A scraping API like AlterLab handles the entire infrastructure layer: proxy rotation, anti-bot bypass, browser rendering, and retry logic. You send a URL, you get back data.
const response = await fetch('https://alterlab.io/api/v1/scrape', {
method: 'POST',
headers: {
'X-API-Key': 'your-api-key',
'Content-Type': 'application/json',
},
body: JSON.stringify({
url: 'https://target-site.com/products',
render_js: true,
}),
});
const { content } = await response.json();
// Parse the returned HTML with cheerio as usual
const $ = cheerio.load(content);Your scraping logic stays the same. The difference is that someone else handles the arms race with anti-bot systems.

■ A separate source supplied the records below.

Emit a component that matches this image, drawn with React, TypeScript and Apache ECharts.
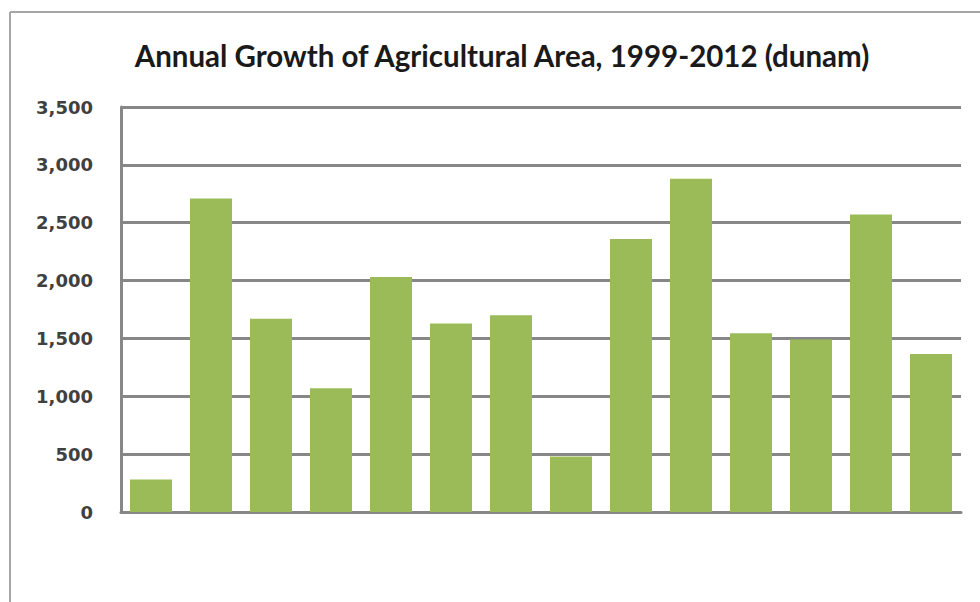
import React, { useEffect, useRef } from "react";
import * as echarts from "echarts";

const years = ["1999", "2000", "2001", "2002", "2003", "2004", "2005", "2006", "2007", "2008", "2009", "2010", "2011", "2012"];
const growth = [280, 2710, 1670, 1070, 2030, 1630, 1700, 480, 2360, 2880, 1545, 1490, 2570, 1365];
const titleText = "Annual Growth of Agricultural Area, 1999-2012 (dunam)";

export default function App() {
  const ref = useRef<HTMLDivElement>(null);
  useEffect(() => {
    if (!ref.current) return;
    const chart = echarts.init(ref.current, null, { renderer: "svg" });
    chart.setOption({
      animation: false,
      backgroundColor: "#ffffff",
      title: {
        text: titleText,
        left: 497,
        textAlign: "center",
        top: 35,
        textStyle: { fontFamily: "Lato", fontSize: 29.5, fontWeight: "bold", color: "#1a1a1a" },
      },
      graphic: [
        { type: "line", shape: { x1: 10, y1: 12, x2: 980, y2: 12 }, style: { stroke: "#a6a6a6", lineWidth: 2 } },
        { type: "line", shape: { x1: 10, y1: 12, x2: 10, y2: 602 }, style: { stroke: "#a6a6a6", lineWidth: 2 } },
      ],
      grid: { left: 121, right: 19, top: 107, bottom: 90, containLabel: false },
      xAxis: {
        type: "category",
        data: years,
        axisLabel: { show: false },
        axisTick: { show: false },
        axisLine: { lineStyle: { color: "#878787", width: 3 } },
      },
      yAxis: {
        type: "value",
        min: 0,
        max: 3500,
        interval: 500,
        axisLine: { show: true, lineStyle: { color: "#878787", width: 3 } },
        axisTick: { show: false },
        splitLine: { lineStyle: { color: "#878787", width: 3 } },
        axisLabel: {
          margin: 28,
          fontFamily: "DejaVu Sans",
          fontSize: 18,
          fontWeight: "bold",
          color: "#404040",
          formatter: (v: number) => v.toLocaleString("en-US"),
        },
      },
      series: [
        {
          type: "bar",
          data: growth,
          barCategoryGap: "30%",
          itemStyle: { color: "#9bbb59" },
        },
      ],
    });
    return () => chart.dispose();
  }, []);
  return <div ref={ref} style={{ width: 980, height: 602, position: "absolute", left: 0, top: 0 }} />;
}
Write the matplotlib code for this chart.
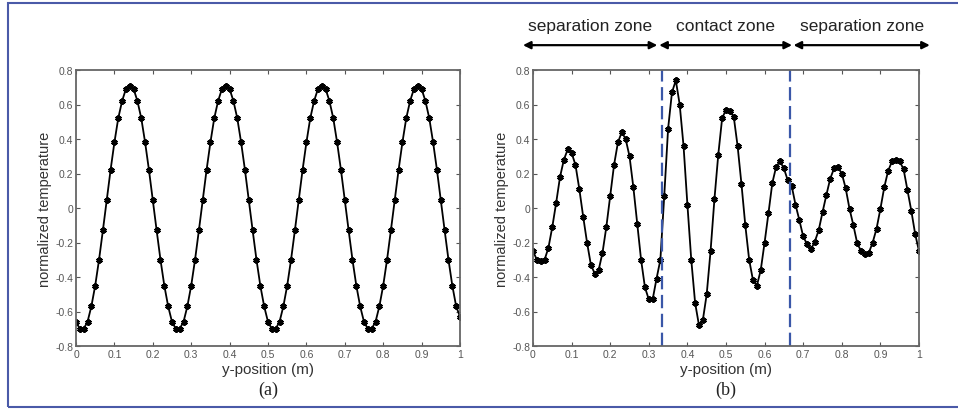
import matplotlib
matplotlib.use('Agg')

import matplotlib.pyplot as plt
import matplotlib.transforms as mtransforms
from matplotlib.patches import Rectangle


# === data (x = 0 .. 1 step 0.01) ===
y_pos = [i / 100 for i in range(101)]

temp_a = [
    -0.66, -0.70, -0.70, -0.66, -0.57, -0.45, -0.30, -0.13, 0.045, 0.22, 0.38, 0.52, 0.62, 0.69,
    0.71, 0.69, 0.62, 0.52, 0.38, 0.22, 0.045, -0.13, -0.30, -0.45, -0.57, -0.66, -0.70, -0.70,
    -0.66, -0.57, -0.45, -0.30, -0.13, 0.045, 0.22, 0.38, 0.52, 0.62, 0.69,
    0.71, 0.69, 0.62, 0.52, 0.38, 0.22, 0.045, -0.13, -0.30, -0.45, -0.57, -0.66, -0.70, -0.70,
    -0.66, -0.57, -0.45, -0.30, -0.13, 0.045, 0.22, 0.38, 0.52, 0.62, 0.69,
    0.71, 0.69, 0.62, 0.52, 0.38, 0.22, 0.045, -0.13, -0.30, -0.45, -0.57, -0.66, -0.70, -0.70,
    -0.66, -0.57, -0.45, -0.30, -0.13, 0.045, 0.22, 0.38, 0.52, 0.62, 0.69,
    0.71, 0.69, 0.62, 0.52, 0.38, 0.22, 0.045, -0.13, -0.30, -0.45, -0.57, -0.63,
]

temp_b = [
    -0.25, -0.30, -0.31, -0.30, -0.23, -0.11, 0.03, 0.18, 0.28, 0.34,
    0.32, 0.25, 0.11, -0.05, -0.20, -0.33, -0.38, -0.36, -0.26, -0.11,
    0.07, 0.25, 0.38, 0.44, 0.40, 0.30, 0.12, -0.09, -0.30, -0.46,
    -0.53, -0.53, -0.41, -0.30, 0.07, 0.46, 0.67, 0.74, 0.60, 0.36,
    0.02, -0.30, -0.55, -0.68, -0.65, -0.50, -0.25, 0.05, 0.31, 0.52,
    0.57, 0.56, 0.53, 0.36, 0.14, -0.10, -0.30, -0.42, -0.45, -0.36,
    -0.20, -0.03, 0.145, 0.24, 0.27, 0.23, 0.16, 0.13, 0.02, -0.07,
    -0.165, -0.21, -0.24, -0.195, -0.13, -0.025, 0.075, 0.17, 0.23, 0.235,
    0.20, 0.115, -0.005, -0.10, -0.205, -0.25, -0.265, -0.26, -0.20, -0.12,
    -0.005, 0.12, 0.215, 0.27, 0.28, 0.27, 0.225, 0.105, -0.015, -0.15,
    -0.25,
]

zone_bounds = [1 / 3, 2 / 3]
zone_labels = ['separation zone', 'contact zone', 'separation zone']
zone_spans = [(-0.026, 0.322), (0.327, 0.671), (0.675, 1.028)]

x_ticks = [0, 0.1, 0.2, 0.3, 0.4, 0.5, 0.6, 0.7, 0.8, 0.9, 1]
x_labels = ['0', '0.1', '0.2', '0.3', '0.4', '0.5', '0.6', '0.7', '0.8', '0.9', '1']
y_ticks = [-0.8, -0.6, -0.4, -0.2, 0, 0.2, 0.4, 0.6, 0.8]
y_labels = ['-0.8', '-0.6', '-0.4', '-0.2', '0', '0.2', '0.4', '0.6', '0.8']

plt.rcParams['font.family'] = ['Liberation Sans', 'DejaVu Sans']

fig = plt.figure(figsize=(9.58, 4.10), dpi=100)

ax_a = fig.add_axes([76 / 958, 63 / 410, 384 / 958, 276 / 410])
ax_b = fig.add_axes([533 / 958, 63 / 410, 386 / 958, 276 / 410])

marker = (6, 2, 0)


def style_axes(ax, tag):
    ax.set_xlim(0, 1)
    ax.set_ylim(-0.8, 0.8)
    ax.set_xticks(x_ticks)
    ax.set_xticklabels(x_labels)
    ax.set_yticks(y_ticks)
    ax.set_yticklabels(y_labels)
    ax.tick_params(direction='in', length=3, width=0.8, top=True, right=True,
                   labelsize=7.5, labelcolor='#555555', color='#555555', pad=2)
    for s in ax.spines.values():
        s.set_color('#666666')
        s.set_linewidth(1.3)
    ax.set_xlabel('y-position (m)', fontsize=11, color='#333333', labelpad=2)
    ax.set_ylabel('normalized temperature', fontsize=10.5, color='#333333', labelpad=2)
    ax.text(0.5, -0.157, tag, transform=ax.transAxes, ha='center', va='center',
            fontsize=13, family='Liberation Serif', color='#222222')


ax_a.plot(y_pos, temp_a, color='black', lw=1.3, marker=marker, ms=4.5, mew=1.6)
style_axes(ax_a, '(a)')

ax_b.plot(y_pos, temp_b, color='black', lw=1.3, marker=marker, ms=4.5, mew=1.6)
for xb in zone_bounds:
    ax_b.axvline(xb, color='#3a57a8', lw=1.6, dashes=(6, 2.5))
style_axes(ax_b, '(b)')

# zone arrows above panel (b)
trans = mtransforms.blended_transform_factory(ax_b.transData, ax_b.transAxes)
for (x0, x1), lab in zip(zone_spans, zone_labels):
    ax_b.annotate('', xy=(x1, 1.09), xytext=(x0, 1.09), xycoords=trans, textcoords=trans,
                  arrowprops=dict(arrowstyle='<|-|>', color='black', lw=1.6,
                                  mutation_scale=11, shrinkA=0, shrinkB=0),
                  annotation_clip=False)
    ax_b.text((x0 + x1) / 2, 1.16, lab, transform=trans, ha='center', va='center',
              fontsize=12.5, color='#222222')

# blue frame round the figure
fig.patches.append(Rectangle((8 / 958, 2 / 410), 1.0, 404 / 410, transform=fig.transFigure,
                             fill=False, edgecolor='#4a5aa8', lw=1.5))

fig.savefig('out.png', dpi=100)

Project Structure for Larger Scrapers
Once you go beyond a single script, organize your scraper like any other Node.js project:
scraper/
src/
scrapers/ # One file per site/source
amazon.js
competitor.js
extractors/ # DOM parsing logic
product.js
pricing.js
utils/
retry.js # Retry/backoff logic
rateLimit.js # Request throttling
index.js # Entry point and orchestration
output/ # Scraped data (gitignored)
package.jsonSeparate the fetching (getting the HTML) from the extracting (parsing the data). When a site changes its layout, you only update the extractor. When you switch from direct fetching to an API, you only update the scraper.
Quick Reference
| Scenario | Tool | Why |
|---|---|---|
| Static HTML | fetch + cheerio | Fast, lightweight, no browser overhead |
| JS-rendered pages | Playwright | Auto-wait, multi-browser, clean API |
| Anti-bot protected | Scraping API | Infrastructure handled for you |
| Internal APIs | fetch directly | Skip the browser entirely |
| High volume (10k+ pages/day) | Scraping API | Proxy management at scale is a full-time job |
The best scraper is the simplest one that gets the job done. Start with fetch, add Playwright when you need it, and move to a scraping API when you would rather spend time on your product than on fighting bot detection.